In addition to the existing solution:

We seek:

# I = int \ (sinx+cosx)/sqrt(1+sin2x) \ dx #

Using the trigonometric Identity:

# sin^2A+ cos^2A -= 1#

We can manipulate the integral as follows:

# I = int \ (sinx+cosx)/sqrt(1+2sinxcosx) \ dx #

# \ \ = int \ (sinx+cosx)/sqrt(sin^2x+ cos^2x+2sinxcosx) \ dx #

# \ \ = int \ (sinx+cosx)/(sqrt((sinx+cosx)^2)) \ dx # ..... [A]

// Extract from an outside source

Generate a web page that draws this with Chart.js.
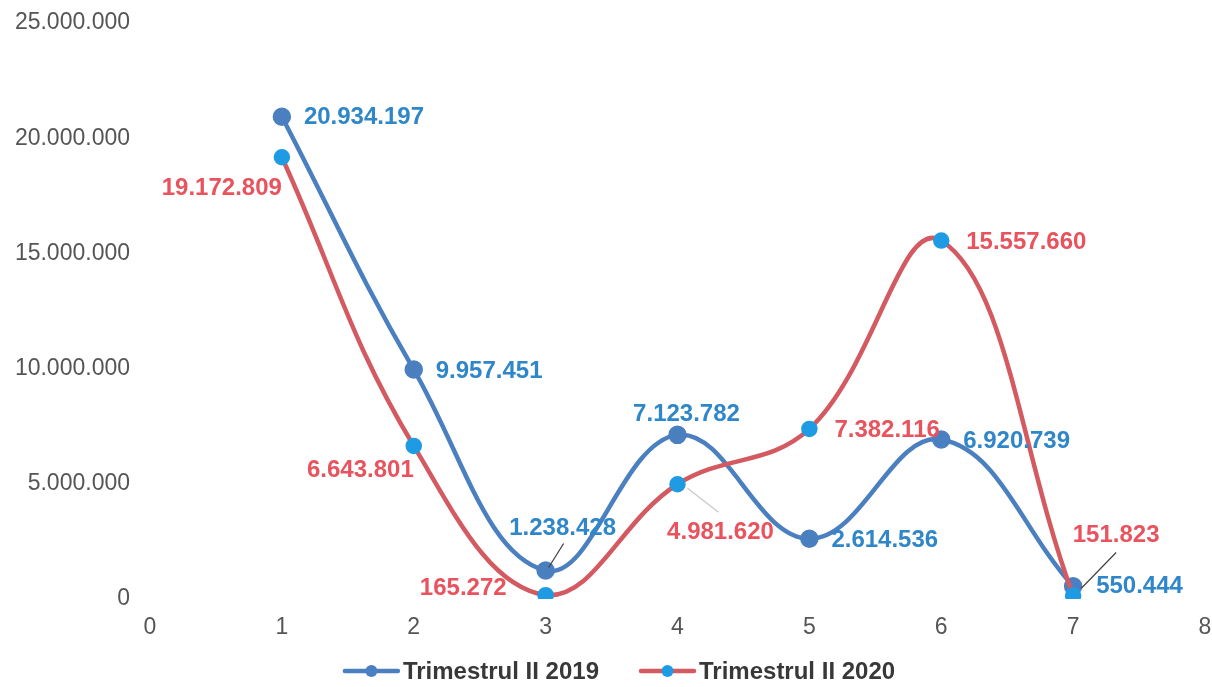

We may be tempted to continue as follows:

# I = int \ (sinx+cosx)/(sqrt((sinx+cosx)^2)) \ dx #
# \ \ = int \ (sinx+cosx)/(sinx+cosx) \ dx #
# \ \ = int \ 1 \ dx #
# \ \ = x+c # ..... [B]

However, There now two issues that require further analysis:

(1) There are discontinuities in the integrand when:

# sinx+cosx = 0 => tanx=-1 => x=npi-pi/4 #
e.g at #x=(-5pi)/4, -pi/4, (3pi)/4, (7pi)/4 #

(2) Any linear combination of periodic functions is itself periodic, further, any linear combination of sinusoidal functions is also sinusoidal. The introduction of the square in the denominator causes it be positive #AA x in RR#, thus:

if #{ (sinx+cosx<0, =>, "Integrand " < 0), (sinx+cosx=0, =>, "Integrand is undefined"), (sinx+cosx>0, =>, "Integrand " > 0) :} #

We can graph the function as follows, and we discover it represents a "saw tooth" with period #pi# and amplitude #a#

Consequently, we expect the solution to the integral to be periodic, and this is not reflected in the naive solution [B]

Instead, we evaluate the integral as follows:

# I = int \ (sinx+cosx)/sqrt(1+2sinxcosx) \ dx #

Perform a substitution #u=tan x# so that:

# I = int \ 1/(1+u^2) \ du #
# \ \ = arctan u + C #
# \ \ = arctan tanx + C #
# \ \ != x + C \ \ AA x in RR#

And we can graph the the integral result (in red) alongside the original periodic function:

And we see that we get a periodic sawtooth function appropriate for the area under a square wave function.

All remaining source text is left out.